An afternoon of nargile at Cırağan Palace Kempinski

 My friend Barb and I had planned to meet a bunch of friends in Istanbul's Yıldız Park for a fitness challenge this weekend. Unfortunately, none of them showed up! We lost our motivation to explore the park. "Let's go across the street to the fumoir in the Cırağan Palace and I'll teach you to smoke nargile," I said. So we did.

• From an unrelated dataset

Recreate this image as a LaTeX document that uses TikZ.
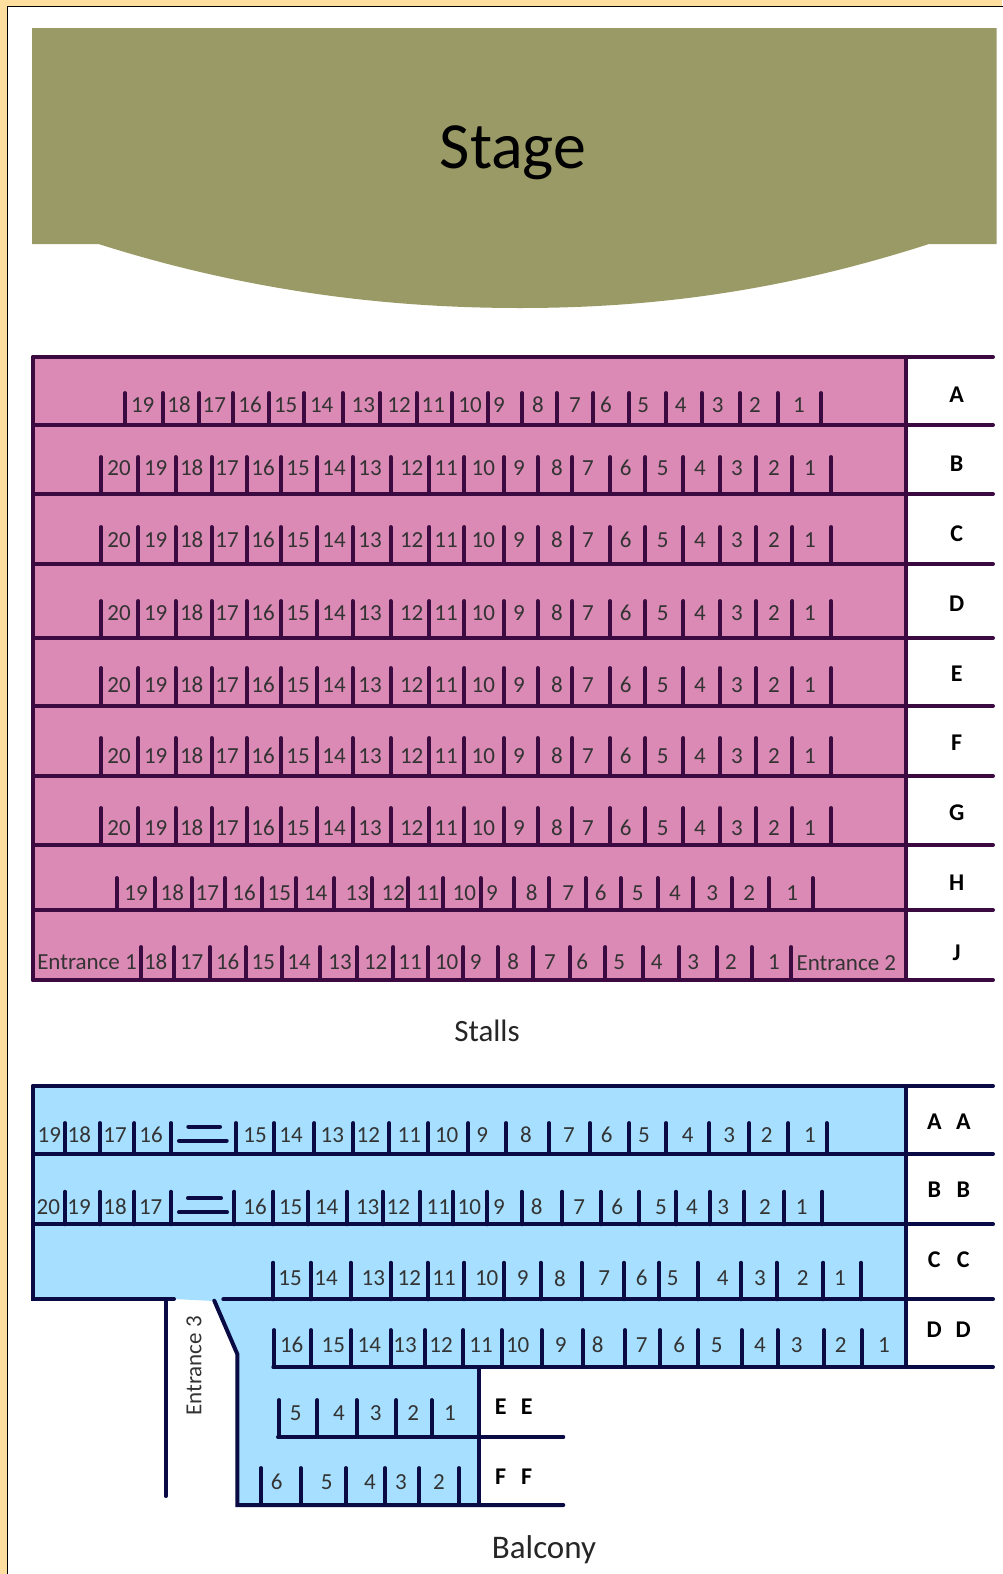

First, we wanted to explore the palace.
A view of the Palm Court
from the Grand Staircase.
Imaginative use of glass
creates an aesthetically-pleasing
 foyer within the grand stairwell.
The glass chandelier was unlit
but we could imagine its warm glow.
Cırağan Palace Kempinski artwork
of ladies like us
enjoying the Bosphorus
back in the day.
A view of the Bosphorus
from the Sultan's balcony.
The hospitable and lovely Barçak
at the Hendrick's gin cart
Nargile pipes at rest
The eye-catching array of nargile water pipes
and the pots of fruit flavors
waiting for us to choose.
I suggested apple flavoring
because it is most popular.
Our drinks arrived
and rested on cloth coasters.
They were served alongside Mediterranean treats
of olives, hazelnuts, and cashews.
An Istanbul still life!
The drinks were so quenching!
A refreshing slice of cucumber
set off a glittering gin and tonic.
The drink on the right was gin
infused with rose flavoring.
It was called the Sebestian Vettel
(named for a famous Formula 1 driver).
We selected it from the part of the beverage menu
that showcased drinks
celebrities chose when they stayed there.
Barb said Hendrick's gin was especially known for the
herbaceousness of its flavor.
Naruttin primed the coals
and showed us where the flavoring
went in the pipe.
I'm always struck how by deeply
nargile staff breathe in the smoke.
They prime the pump
by getting the coals burning.
Barb about to try her first puff.
Each smoker uses a disposable tip
that they remove every time they pass the pipe.
It is the yellow part at the top of the pipe.
Barb's first puff of nargile.

Not a bad spot for a relaxing
afternoon conversation.
The expat life!
With typical American attitudes about smoking (we're both against it and find it unattractive), neither of us thought we'd ever try nargile. Yet living in Istanbul makes one appreciate the joy of slowing down, breathing deep, and engaging in conversation with a fellow human being in an unhurried, almost meditative manner.
 
I like this tradition better than the American tradition of staring at a screen in a sports bar and not talking to each other much. Sharing nargile seems very intimate and close. Besides, it was fun to watch the staff set up for a wedding happening later that night under the palms.